◆ The exercise: Can you set down, exactly as they appear below, the lines from the opening of the material through the one bearing "-- (18.16,-1.4) -- (16.6,-2.42)", minus the pictures?

◆ Given data:

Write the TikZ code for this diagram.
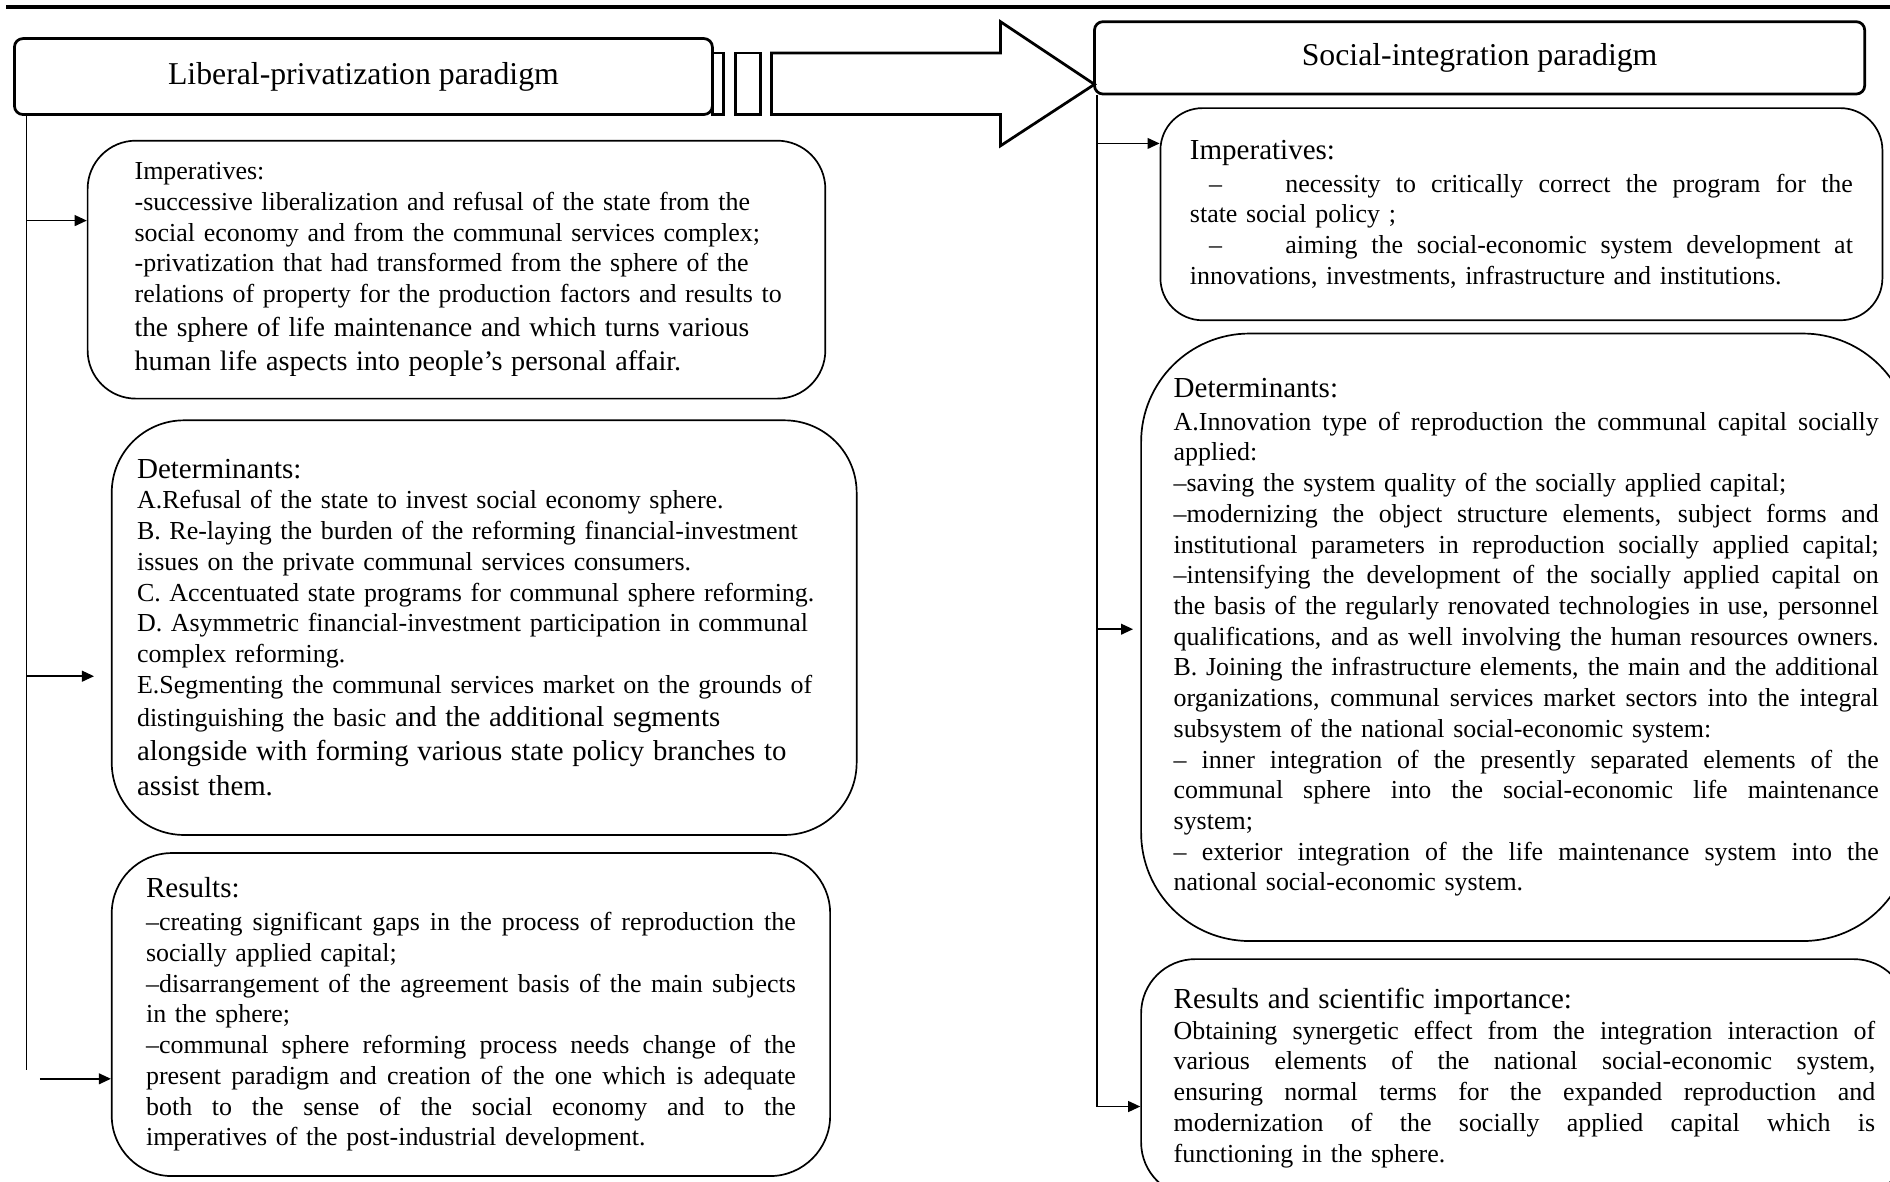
\documentclass[tikz,border=0pt]{standalone}
\usepackage{fontspec}
\setmainfont{Liberation Serif}
\usetikzlibrary{arrows.meta,positioning,calc}
\newcommand{\jline}[1]{\makebox[\hsize][s]{\spaceskip=0pt\xspaceskip=0pt #1}}
\newcommand{\sz}[2]{{\fontsize{#1}{14.5}\selectfont #2}}
\tikzset{
  ttl/.style={rectangle, rounded corners=4pt, draw=black, line width=1.3pt,
    align=center, font=\fontsize{15}{18}\selectfont},
  infobox/.style={rectangle, draw=black, line width=0.8pt, align=left,
    anchor=north west, font=\fontsize{12.25}{14.5}\selectfont},
  flow/.style={-{Triangle[length=2mm, width=1.8mm]}, line width=0.7pt},
  trunk/.style={line width=0.7pt},
}

\begin{document}
\begin{tikzpicture}
  \useasboundingbox (0,0) rectangle (31.36,-19.6);
  \draw[line width=1.9pt] (0.1,-0.11) -- (31.36,-0.11);

  % the two paradigms
  \node[ttl, minimum width=11.58cm, minimum height=1.26cm] (ttlL) at (6.03,-1.27)
    {Liberal-privatization paradigm};
  \node[ttl, minimum width=12.78cm, minimum height=1.2cm] (ttlR) at (24.55,-0.96)
    {Social-integration paradigm};
  \draw[line width=1.3pt] (11.82,-0.88) rectangle (12.0,-1.9);
  \draw[line width=1.3pt] (12.2,-0.88) rectangle (12.62,-1.9);
  \draw[line width=1.3pt, line join=miter] (12.8,-0.88) -- (16.6,-0.88) -- (16.6,-0.36)
    -- (18.16,-1.4) -- (16.6,-2.42) -- (16.6,-1.9) -- (12.8,-1.9) -- cycle;

  % left column
  \node[infobox, text width=10.8cm, inner xsep=0.72cm, minimum height=4.28cm,
    rounded corners=0.8cm] (impL) at (1.44,-2.32) {%
    \hspace*{0.06cm}Imperatives:\\
    \hspace*{0.06cm}-successive liberalization and refusal of the state from the\\
    \hspace*{0.06cm}social economy and from the communal services complex;\\
    \hspace*{0.06cm}-privatization that had transformed from the sphere of the\\
    \hspace*{0.06cm}relations of property for the production factors and results to\\[1.6pt]
    \hspace*{0.06cm}\sz{12.95}{the sphere of life maintenance and which turns various}\\[1.6pt]
    \hspace*{0.06cm}\sz{13.3}{human life aspects into people’s personal affair.}};
  \node[infobox, text width=11.52cm, inner xsep=0.42cm, minimum height=6.88cm,
    rounded corners=1.2cm] (detL) at (1.84,-6.96) {%
    \sz{13.7}{Determinants:}\\
    A.Refusal of the state to invest social economy sphere.\\
    B. Re-laying the burden of the reforming financial-investment\\
    issues on the private communal services consumers.\\
    C. Accentuated state programs for communal sphere reforming.\\
    D. Asymmetric financial-investment participation in communal\\
    complex reforming.\\
    E.Segmenting the communal services market on the grounds of\\[1pt]
    distinguishing the basic \sz{13.6}{and the additional segments}\\[2pt]
    \sz{13.6}{alongside with forming various state policy branches to}\\[2pt]
    \sz{13.6}{assist them.}\par\vspace*{0.28cm}};
  \node[infobox, text width=10.78cm, inner xsep=0.57cm, minimum height=5.36cm,
    rounded corners=1.0cm] (resL) at (1.84,-14.14) {%
    \sz{13.7}{Results:}\\[1pt]
    \jline{–creating significant gaps in the process of reproduction the}\\
    socially applied capital;\\
    \jline{–disarrangement of the agreement basis of the main subjects}\\
    in the sphere;\\
    \jline{–communal sphere reforming process needs change of the}\\
    \jline{present paradigm and creation of the one which is adequate}\\
    \jline{both to the sense of the social economy and to the}\\
    imperatives of the post-industrial development.};

  \coordinate (tkL) at (0.44,-17.76);
  \draw[trunk] (ttlL.south -| tkL) -- (tkL);
  \coordinate (pL1) at (0.44,-3.66);
  \coordinate (pL2) at (0.44,-11.22);
  \coordinate (pL3) at (0.66,-17.9);
  \draw[flow] (pL1) -- (pL1 -| impL.west);
  \draw[flow, shorten >=0.28cm] (pL2) -- (pL2 -| detL.west);
  \draw[flow] (pL3) -- (pL3 -| resL.west);

  % right column
  \node[infobox, text width=11.0cm, inner xsep=0.49cm, minimum height=3.52cm,
    rounded corners=0.7cm] (impR) at (19.24,-1.78) {%
    \sz{13.7}{Imperatives:}\\[1pt]
    \jline{\hspace*{0.32cm}–\hspace*{1.05cm}necessity to critically correct the program for the}\\
    state social policy ;\\
    \jline{\hspace*{0.32cm}–\hspace*{1.05cm}aiming the social-economic system development at}\\
    innovations, investments, infrastructure and institutions.\par\vspace*{0.2cm}};
  \node[infobox, text width=11.7cm, inner xsep=0.54cm, minimum height=10.08cm,
    rounded corners=1.8cm] (detR) at (18.92,-5.52) {%
    \sz{13.7}{Determinants:}\\[1pt]
    \jline{A.Innovation type of reproduction the communal capital socially}\\
    applied:\\
    –saving the system quality of the socially applied capital;\\
    \jline{–modernizing the object structure elements, subject forms and}\\
    \jline{institutional parameters in reproduction socially applied capital;}\\
    \jline{–intensifying the development of the socially applied capital on}\\
    \jline{the basis of the regularly renovated technologies in use, personnel}\\
    \jline{qualifications, and as well involving the human resources owners.}\\
    \jline{B. Joining the infrastructure elements, the main and the additional}\\
    \jline{organizations, communal services market sectors into the integral}\\
    subsystem of the national social-economic system:\\
    \jline{– inner integration of the presently separated elements of the}\\
    \jline{communal sphere into the social-economic life maintenance}\\
    system;\\
    \jline{– exterior integration of the life maintenance system into the}\\
    national social-economic system.};
  \node[infobox, text width=11.64cm, inner xsep=0.54cm, minimum height=3.94cm,
    rounded corners=0.9cm] (resR) at (18.92,-15.9) {%
    \sz{13.7}{Results and scientific importance:}\\
    \jline{Obtaining synergetic effect from the integration interaction of}\\
    \jline{various elements of the national social-economic system,}\\
    \jline{ensuring normal terms for the expanded reproduction and}\\
    \jline{modernization of the socially applied capital which is}\\
    functioning in the sphere.};

  \coordinate (tkR) at (18.2,-18.36);
  \draw[trunk] (ttlR.south -| tkR) -- (tkR);
  \coordinate (pR1) at (18.2,-2.38);
  \coordinate (pR2) at (18.2,-10.44);
  \draw[flow] (pR1) -- (pR1 -| impR.west);
  \draw[flow, shorten >=0.12cm] (pR2) -- (pR2 -| detR.west);
  \draw[flow] (tkR) -- (tkR -| resR.west);
\end{tikzpicture}
\end{document}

◆ The reply:
Write the TikZ code for this diagram.
\documentclass[tikz,border=0pt]{standalone}
\usepackage{fontspec}
\setmainfont{Liberation Serif}
\usetikzlibrary{arrows.meta,positioning,calc}
\newcommand{\jline}[1]{\makebox[\hsize][s]{\spaceskip=0pt\xspaceskip=0pt #1}}
\newcommand{\sz}[2]{{\fontsize{#1}{14.5}\selectfont #2}}
\tikzset{
  ttl/.style={rectangle, rounded corners=4pt, draw=black, line width=1.3pt,
    align=center, font=\fontsize{15}{18}\selectfont},
  infobox/.style={rectangle, draw=black, line width=0.8pt, align=left,
    anchor=north west, font=\fontsize{12.25}{14.5}\selectfont},
  flow/.style={-{Triangle[length=2mm, width=1.8mm]}, line width=0.7pt},
  trunk/.style={line width=0.7pt},
}

\begin{document}
\begin{tikzpicture}
  \useasboundingbox (0,0) rectangle (31.36,-19.6);
  \draw[line width=1.9pt] (0.1,-0.11) -- (31.36,-0.11);

  % the two paradigms
  \node[ttl, minimum width=11.58cm, minimum height=1.26cm] (ttlL) at (6.03,-1.27)
    {Liberal-privatization paradigm};
  \node[ttl, minimum width=12.78cm, minimum height=1.2cm] (ttlR) at (24.55,-0.96)
    {Social-integration paradigm};
  \draw[line width=1.3pt] (11.82,-0.88) rectangle (12.0,-1.9);
  \draw[line width=1.3pt] (12.2,-0.88) rectangle (12.62,-1.9);
  \draw[line width=1.3pt, line join=miter] (12.8,-0.88) -- (16.6,-0.88) -- (16.6,-0.36)
    -- (18.16,-1.4) -- (16.6,-2.42) -- (16.6,-1.9) -- (12.8,-1.9) -- cycle;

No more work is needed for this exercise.